Telkom Kenya has sent a strong message of its intention to compete in the tough GSM (Global System for Mobile Communications) market, signing a 9 billion Kenyan shilling (US$145.6 million) deal with Swedish telecommunications giant Ericsson.

The deal, expected to run for 18 months, comes after Ericsson signed a separate deal with Kenya's third GSM company, Econet Wireless, which is expected to roll out services in July.

Telkom Kenya declared its intention to roll out GSM services two years ago, after its CDMA (Code Division Multiple Access) service came under criticism. The CDMA calls are cheaper because they are not subject to the country's 26 percent duty on mobile calls. Telecom players expect Telkom Kenya to pay the mandatory 26 percent tax on all mobile-phone calls, which makes the cost of calls high compared to countries like Uganda and Tanzania.

Kenya currently has two GSM service providers, Safaricom and Celtel. The battle for subscribers is cutthroat, with each network locking in subscribers by lowering rates for calls within the networks and making the rates high for cross-network calls.

The move by Telkom Kenya will make the service providers concentrate on quality and not on price wars, said Ann Mbugua, a subscriber in Nairobi.

The Telkom GSM service is expected to be running by the end of this year. Under the agreement, Ericsson will build and operate the service while Telkom Kenya will retrain existing staff and recruit technical staff.
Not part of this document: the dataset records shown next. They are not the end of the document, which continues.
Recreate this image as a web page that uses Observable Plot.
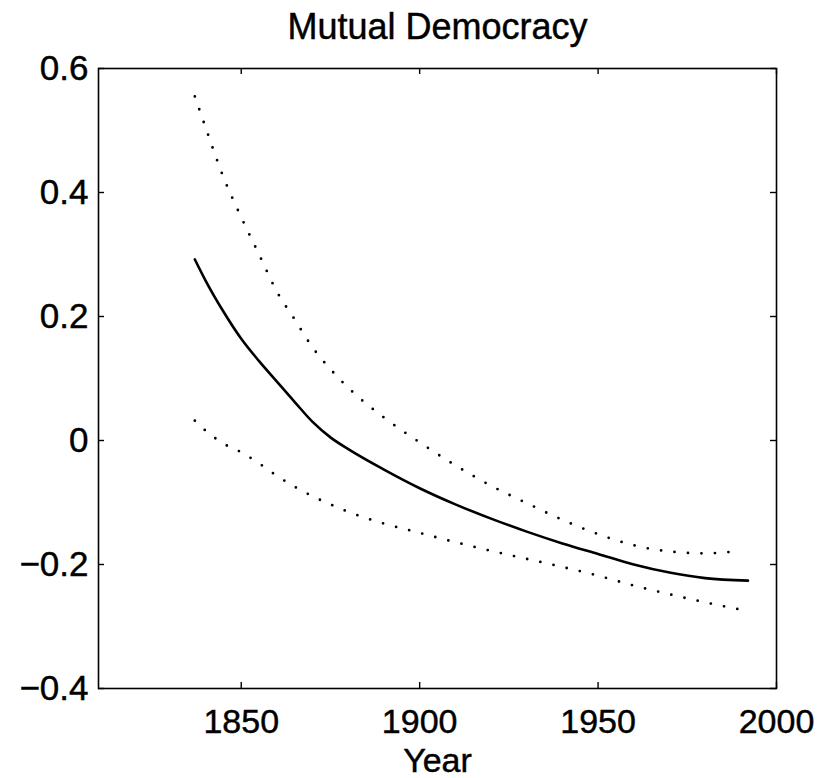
<!DOCTYPE html>
<html><head><meta charset="utf-8">
<script src="https://cdn.jsdelivr.net/npm/d3@7"></script>
<script src="https://cdn.jsdelivr.net/npm/@observablehq/plot@0.6"></script>
<style>body{margin:0;background:#fff} svg{display:block} svg text{stroke:#000;stroke-width:0.45px}</style>
</head><body><div id="chart"></div>
<script>
const title = "Mutual Democracy";
const xLabel = "Year";
const xTicks = [1850, 1900, 1950, 2000];
const yTicks = [-0.4, -0.2, 0, 0.2, 0.4, 0.6];

const estYears  = [1837, 1840, 1845, 1850, 1855, 1860, 1865, 1870, 1875, 1880, 1890, 1900, 1910, 1920, 1930, 1940, 1950, 1960, 1970, 1980, 1992];
const estValues = [0.292, 0.258, 0.208, 0.164, 0.128, 0.095, 0.062, 0.030, 0.005, -0.014, -0.047, -0.077, -0.103, -0.126, -0.147, -0.166, -0.183, -0.200, -0.213, -0.222, -0.226];

const upperYears  = [1837, 1840, 1845, 1850, 1855, 1860, 1865, 1870, 1875, 1880, 1890, 1900, 1910, 1920, 1930, 1940, 1950, 1960, 1970, 1980, 1990];
const upperValues = [0.555, 0.505, 0.425, 0.360, 0.300, 0.240, 0.195, 0.150, 0.115, 0.085, 0.037, -0.003, -0.040, -0.073, -0.101, -0.128, -0.151, -0.169, -0.179, -0.182, -0.178];

const lowerYears  = [1837, 1840, 1845, 1850, 1855, 1860, 1870, 1875, 1880, 1890, 1900, 1910, 1920, 1930, 1940, 1950, 1960, 1970, 1980, 1991];
const lowerValues = [0.032, 0.016, -0.005, -0.019, -0.037, -0.057, -0.090, -0.103, -0.115, -0.134, -0.149, -0.164, -0.178, -0.191, -0.204, -0.218, -0.234, -0.248, -0.261, -0.274];

const zip = (xs, ys) => xs.map((x, i) => ({year: x, value: ys[i]}));
const est = zip(estYears, estValues);
const upper = zip(upperYears, upperValues);
const lower = zip(lowerYears, lowerValues);

const W = 818, H = 778, mL = 98, mR = 42, mT = 68, mB = 90;
const pw = W - mL - mR, ph = H - mT - mB;
const tk = 6;
const fmtY = d => d === 0 ? "0" : (d < 0 ? "\u2212" : "") + Math.abs(d).toFixed(1);

const chart = Plot.plot({
  width: W, height: H,
  marginLeft: mL, marginRight: mR, marginTop: mT, marginBottom: mB,
  style: {fontFamily: "'Liberation Sans', Arial, Helvetica, sans-serif", fontSize: "35px", color: "#000", background: "#fff"},
  x: {domain: [1810, 2000]},
  y: {domain: [-0.4, 0.6]},
  marks: [
    Plot.frame({stroke: "#000", strokeWidth: 1.6}),
    Plot.tickX(xTicks, {x: d => d, insetTop: ph - tk, stroke: "#000", strokeWidth: 1.4}),
    Plot.tickX(xTicks, {x: d => d, insetBottom: ph - tk, stroke: "#000", strokeWidth: 1.4}),
    Plot.tickY(yTicks, {y: d => d, insetRight: pw - tk, stroke: "#000", strokeWidth: 1.4}),
    Plot.tickY(yTicks, {y: d => d, insetLeft: pw - tk, stroke: "#000", strokeWidth: 1.4}),
    Plot.axisX(xTicks, {tickSize: 0, tickPadding: 20, label: null, fontSize: 34, tickFormat: d => String(d)}),
    Plot.axisY(yTicks, {tickSize: 0, tickPadding: 10, label: null, fontSize: 35, tickFormat: fmtY}),
    Plot.line(upper, {x: "year", y: "value", curve: "monotone-x", stroke: "#000", strokeWidth: 2.8, strokeDasharray: "0 13.5", strokeLinecap: "round"}),
    Plot.line(lower, {x: "year", y: "value", curve: "monotone-x", stroke: "#000", strokeWidth: 2.8, strokeDasharray: "0 13.5", strokeLinecap: "round"}),
    Plot.line(est, {x: "year", y: "value", curve: "monotone-x", stroke: "#000", strokeWidth: 2.6}),
    Plot.text([title], {text: d => d, frameAnchor: "top", lineAnchor: "top", dy: -55, fontSize: 36}),
    Plot.text([xLabel], {text: d => d, frameAnchor: "bottom", lineAnchor: "top", dy: 59, fontSize: 34})
  ]
});
document.getElementById("chart").appendChild(chart);
</script>
</body></html>
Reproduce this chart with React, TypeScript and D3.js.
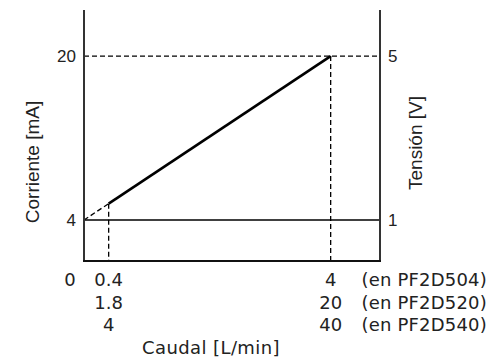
import * as d3 from "d3";

// output line (Caudal in PF2D504 units -> corriente mA)
const linePoints: [number, number][] = [
  [0, 4],
  [0.4, 5.6],
  [4, 20],
];
const currentTicks = [4, 20];
const voltageTicks = [1, 5];
const flowRows = [
  { values: ["0", "0.4", "4"], model: "(en PF2D504)" },
  { values: ["", "1.8", "20"], model: "(en PF2D520)" },
  { values: ["", "4", "40"], model: "(en PF2D540)" },
];
const flowTickPos = [0, 0.4, 4];

const W = 490;
const H = 358;

export default function App() {
  const x = d3.scaleLinear().domain([0, 4.8]).range([84, 380]);
  const y = d3.scaleLinear().domain([0, 24.5]).range([261, 10]);
  const v = d3.scaleLinear().domain([0, 6.125]).range([261, 10]); // 1V = 4mA, 5V = 20mA

  const line = d3
    .line<[number, number]>()
    .x((d) => x(d[0]))
    .y((d) => y(d[1]));

  const [p0, p1, p2] = linePoints;
  const dash = "5,3";
  const tickFont = "'Liberation Sans', Arial, sans-serif";
  const bottomFont = "'DejaVu Sans', Verdana, sans-serif";

  return (
    <svg
      width={W}
      height={H}
      style={{ position: "absolute", left: 0, top: 0, background: "#fff" }}
    >
      {/* reference lines */}
      <line x1={x(0)} x2={x(4.8)} y1={y(20)} y2={y(20)} stroke="#000" strokeWidth={1.3} strokeDasharray={dash} />
      <line x1={x(0)} x2={x(4.8)} y1={y(4)} y2={y(4)} stroke="#000" strokeWidth={1.5} />
      <line x1={x(p1[0])} x2={x(p1[0])} y1={y(p1[1])} y2={y(0)} stroke="#000" strokeWidth={1.3} strokeDasharray={dash} />
      <line x1={x(p2[0])} x2={x(p2[0])} y1={y(p2[1])} y2={y(0)} stroke="#000" strokeWidth={1.3} strokeDasharray={dash} />

      {/* output */}
      <path d={line([p0, p1]) ?? ""} fill="none" stroke="#000" strokeWidth={1.3} strokeDasharray={dash} />
      <path d={line([p1, p2]) ?? ""} fill="none" stroke="#000" strokeWidth={2.6} />

      {/* axes */}
      <line x1={x(0)} x2={x(0)} y1={y(24.5)} y2={y(0)} stroke="#333" strokeWidth={2} />
      <line x1={x(4.8)} x2={x(4.8)} y1={y(24.5)} y2={y(0)} stroke="#333" strokeWidth={2} />
      <line x1={x(0) - 1} x2={x(4.8) + 1} y1={y(0)} y2={y(0)} stroke="#111" strokeWidth={2} />

      {currentTicks.map((t) => (
        <text key={t} x={x(0) - 8} y={y(t)} dy="0.35em" textAnchor="end" fontSize={17} fontFamily={tickFont} fill="#222">
          {t}
        </text>
      ))}
      {voltageTicks.map((t) => (
        <text key={t} x={x(4.8) + 8} y={v(t)} dy="0.35em" textAnchor="start" fontSize={17} fontFamily={tickFont} fill="#222">
          {t}
        </text>
      ))}

      <text transform={`translate(39,162) rotate(-90)`} textAnchor="middle" fontSize={19} fontFamily={tickFont} fill="#222">
        Corriente [mA]
      </text>
      <text transform={`translate(422,143) rotate(-90)`} textAnchor="middle" fontSize={19} fontFamily={tickFont} fill="#222">
        Tensión [V]
      </text>

      {flowRows.map((row, i) => (
        <g key={row.model}>
          {row.values.map((val, j) =>
            val ? (
              <text
                key={j}
                x={j === 0 ? x(flowTickPos[0]) - 14 : x(flowTickPos[j])}
                y={280 + i * 22.5}
                dy="0.35em"
                textAnchor="middle"
                fontSize={18}
                fontFamily={bottomFont}
                fill="#222"
              >
                {val}
              </text>
            ) : null
          )}
          <text x={487} y={280 + i * 22.5} dy="0.35em" textAnchor="end" fontSize={18} letterSpacing={0.2} fontFamily={bottomFont} fill="#222">
            {row.model}
          </text>
        </g>
      ))}

      <text x={211} y={348} dy="0.35em" textAnchor="middle" fontSize={18} letterSpacing={0.4} fontFamily={bottomFont} fill="#222">
        Caudal [L/min]
      </text>
    </svg>
  );
}
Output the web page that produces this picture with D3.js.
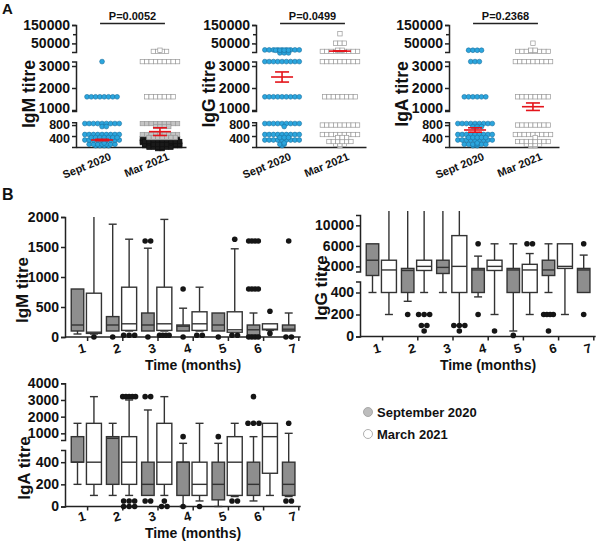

Ericsson will help in training engineers.

Telkom Kenya plans to invest 19 billion Kenyan shillings in the effort, said CEO Dominique Saint Jean.

"Ericsson's global experience and knowledge of Africa in launching startups convinced us they are the ideal partner for our GSM network rollout," he said.

Kenya's telecommunications market was liberalized in 1999 when Kenya Posts and Telecommunication was split to form Postal Corporation and Telkom Kenya. Under the Communications Act of 1998, which established the framework for liberalizing and regulating the market, Telkom Kenya was given a fixed-line monopoly for five years, during which it was to consolidate efforts and start making profits.

Telkom Kenya was privatized in December 2007, with a France Telecom-led consortium buying a 51 percent stake and the government holding the rest of the company.

Telkom Kenya has managed to address recent employee disquiet over salaries. After a 21-day strike notice was given to the minister of labor on April 20, the Communication Workers Union has been silent about the intended strike.